А Быстров и Степан продолжали взаимные расспросы. Настигнутые при побеге из плена германской полевой жандармерией, они потеряли друг друга и вряд ли могли объяснить, какому чуду обязан каждый из них своим спасением. Но именно об этом хотелось им знать.
— Я трое суток у границы ждал, — с запоздалым упреком и бурным восхищением тормошил Жердева военком. — Дождь поливал, гроза… Вроде бы подходящая обстановка. Надеялся, перескочишь… А тебя нет и нет; Ну, думаю, крышка… Прикончили. Четвертый побег — не шутка!
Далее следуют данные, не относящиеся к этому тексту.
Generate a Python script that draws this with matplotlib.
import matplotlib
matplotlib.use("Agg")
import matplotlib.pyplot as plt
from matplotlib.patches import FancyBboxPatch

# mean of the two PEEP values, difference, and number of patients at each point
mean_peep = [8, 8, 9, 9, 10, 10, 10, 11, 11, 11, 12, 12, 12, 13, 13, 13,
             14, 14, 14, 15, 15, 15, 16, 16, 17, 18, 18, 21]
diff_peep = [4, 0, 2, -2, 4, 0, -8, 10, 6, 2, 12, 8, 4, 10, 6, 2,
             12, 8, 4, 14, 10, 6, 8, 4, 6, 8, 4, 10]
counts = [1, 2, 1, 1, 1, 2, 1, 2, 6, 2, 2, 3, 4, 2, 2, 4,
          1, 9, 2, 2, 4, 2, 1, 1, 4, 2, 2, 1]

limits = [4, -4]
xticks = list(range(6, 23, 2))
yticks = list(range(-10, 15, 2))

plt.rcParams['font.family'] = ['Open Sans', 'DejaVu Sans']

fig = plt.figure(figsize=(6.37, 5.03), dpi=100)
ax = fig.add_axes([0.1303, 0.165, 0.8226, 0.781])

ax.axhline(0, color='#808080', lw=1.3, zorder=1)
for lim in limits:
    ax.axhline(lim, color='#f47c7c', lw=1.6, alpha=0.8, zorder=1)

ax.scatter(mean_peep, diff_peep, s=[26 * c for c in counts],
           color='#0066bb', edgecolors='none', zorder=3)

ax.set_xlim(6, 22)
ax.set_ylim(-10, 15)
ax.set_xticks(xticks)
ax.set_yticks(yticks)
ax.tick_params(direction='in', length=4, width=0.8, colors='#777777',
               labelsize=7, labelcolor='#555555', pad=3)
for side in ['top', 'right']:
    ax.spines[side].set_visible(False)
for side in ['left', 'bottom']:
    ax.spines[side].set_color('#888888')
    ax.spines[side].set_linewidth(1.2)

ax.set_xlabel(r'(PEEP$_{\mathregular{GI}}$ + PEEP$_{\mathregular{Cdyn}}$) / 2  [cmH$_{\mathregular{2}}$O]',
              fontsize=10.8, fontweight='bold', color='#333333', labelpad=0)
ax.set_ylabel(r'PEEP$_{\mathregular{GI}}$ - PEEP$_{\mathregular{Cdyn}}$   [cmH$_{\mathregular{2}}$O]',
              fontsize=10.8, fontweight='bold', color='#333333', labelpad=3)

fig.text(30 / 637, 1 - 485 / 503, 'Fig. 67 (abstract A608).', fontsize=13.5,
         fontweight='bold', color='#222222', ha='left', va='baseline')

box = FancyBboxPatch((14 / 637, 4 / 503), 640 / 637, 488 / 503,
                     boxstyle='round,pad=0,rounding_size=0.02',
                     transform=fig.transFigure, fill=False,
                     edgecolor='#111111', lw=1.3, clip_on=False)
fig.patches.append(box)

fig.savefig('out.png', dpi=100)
— До кордона мне грели пятки кайзеровские полицаи, а там гайдамаки приветили… Из огня, как говорится в полымя угодил. — Светлый взгляд Степана на один миг притенило мрачное воспоминание. — Только не пробил, знать, мой час… Выкрутился!
Они весело и оживленно перебирали неудачи предыдущих побегов. Все минувшее казалось им теперь легким и удивительно забавным, даже сама разлучница смерть. Степан попробовал приподнять с подушки забинтованную голову и тотчас уронил обратно. От усилия на лбу выступила мелкими капельками испарина.
— Да, Ваня, мечты сбылись — мы на Родине! А с кулаками еще весь разговор впереди… Пусть сшибли меня в первой схватке, ничего — злее буду!
— К свадьбе заживет, Не забыл обещание — послать Ивана сватом?
Степан болезненно поморщился, отвел глаза в пустой угол.
— Что? Или невеста променяла любовь на ситный пирог?
— Похоже, что так…
Они замолчали. В сени с протяжным гулом влетел большой коричнево-плюшевый шмель, покружил над постелью Степана распевая низкой октавой, затем ринулся навстречу небесной синеве и пышущему жаром солнцу.
— Отваляешься, — уверенно кивнул Быстров. — Мой отец, старый питерский слесарь, в шутку говаривал: сталь твердеет от закалки, человек — от палки.